Если целью Синода было унизить Толстого, ослабить его влияние, то они своим отлучением добились обратного. Особенно неудачно было то, что это совпало с демонстрациями по всей России. Революционеры не дремали. 4 марта в Петербурге, на Казанской площади, произошла крупная демонстрация. Полиция стала разгонять толпу, многие были избиты, пострадали некоторые видные общественные деятели, писатели. На защиту избиваемых выступил князь Вяземский, генерал, член Государственного Совета. Ему вследствие этого был объявлен Высочайший выговор и он был выслан из Петербурга.
Протест против действий полиции на Казанской площади, обращенный к министру внутренних дел, подписали 155 писателей, после чего последовала бумага от градоначальника Петербурга с приказом о закрытии Союза Писателей. Этот поступок еще больше возмутил общественное мнение и Союзу Писателей было написано приветствие со многими подписями — первой стояла: Лев Толстой. Кроме того, Толстой написал письмо князю Вяземскому, с выражением уважения и благодарности за его заступничество за невинных людей, которые избивались на Казанской площади полицией. Не избежал преследования и Горький — его посадили в тюрьму, и Толстой писал в Петербург, прося его освободить.
Миша Сухотин и Саша, наконец, нашли применение своей энергии. Во все свободные минуты от уроков они переписывали басни, ответ Синоду Софьи Андреевны, запрещенные вещи Толстого. На каждой копии делалась надпись крупными буквами: «просим распространять». Но работа была кропотливая, непроизводительная. Один раз вечером Миша Сухотин, с таинственным видом, протащил к себе в комнату что–то тяжелое… Это был гектограф — в то время запрещенный правительством для частного пользования.

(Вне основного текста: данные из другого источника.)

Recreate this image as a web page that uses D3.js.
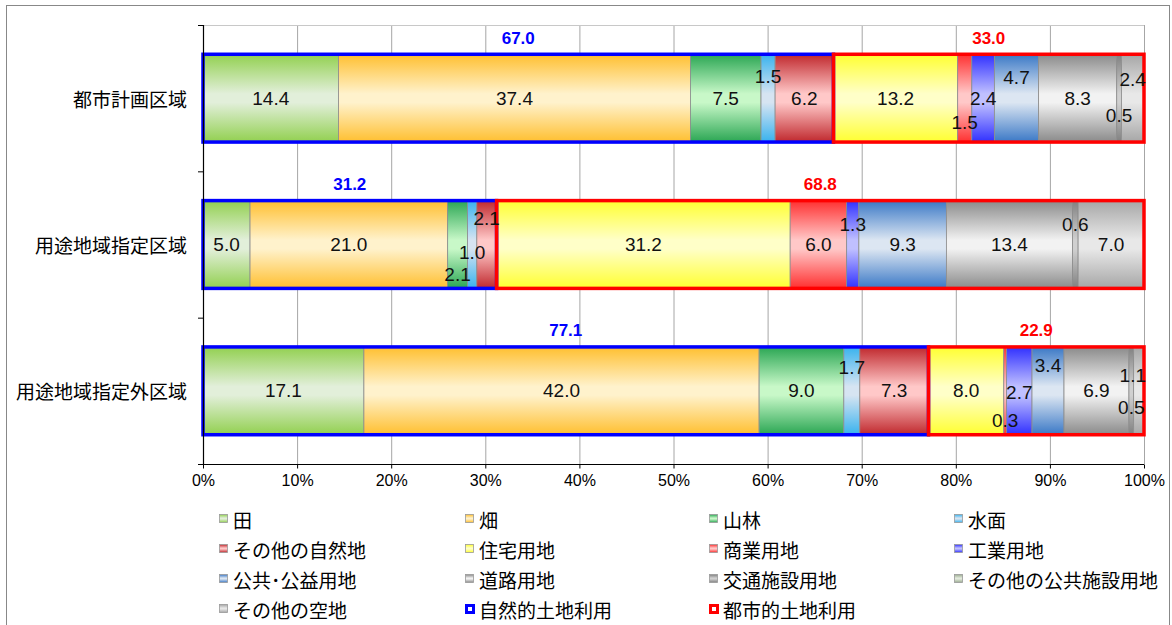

Работали ночами. Это было похоже уже на типографию. Выпускали сотни экземпляров запрещенной литературы. Но как–то ночью, когда сотни листов с кривыми лиловыми строчками были разложены на Мишиной кровати, на стульях, комоде, — вошла Софья Андреевна. Разразилась страшная буря, часть напечатанных листов была сожжена, гектограф изъят из дома и за Сашей и Мишей установлен строгий надзор.
В дневнике Софьи Андреевны от 30 марта имеется следующая запись: «С Сашей вышло очень неприятно. Она говеть со мной не стала: то отговаривалась. что ногу натерла, а то наотрез отказалась. Это новый шаг к нашему разъединению».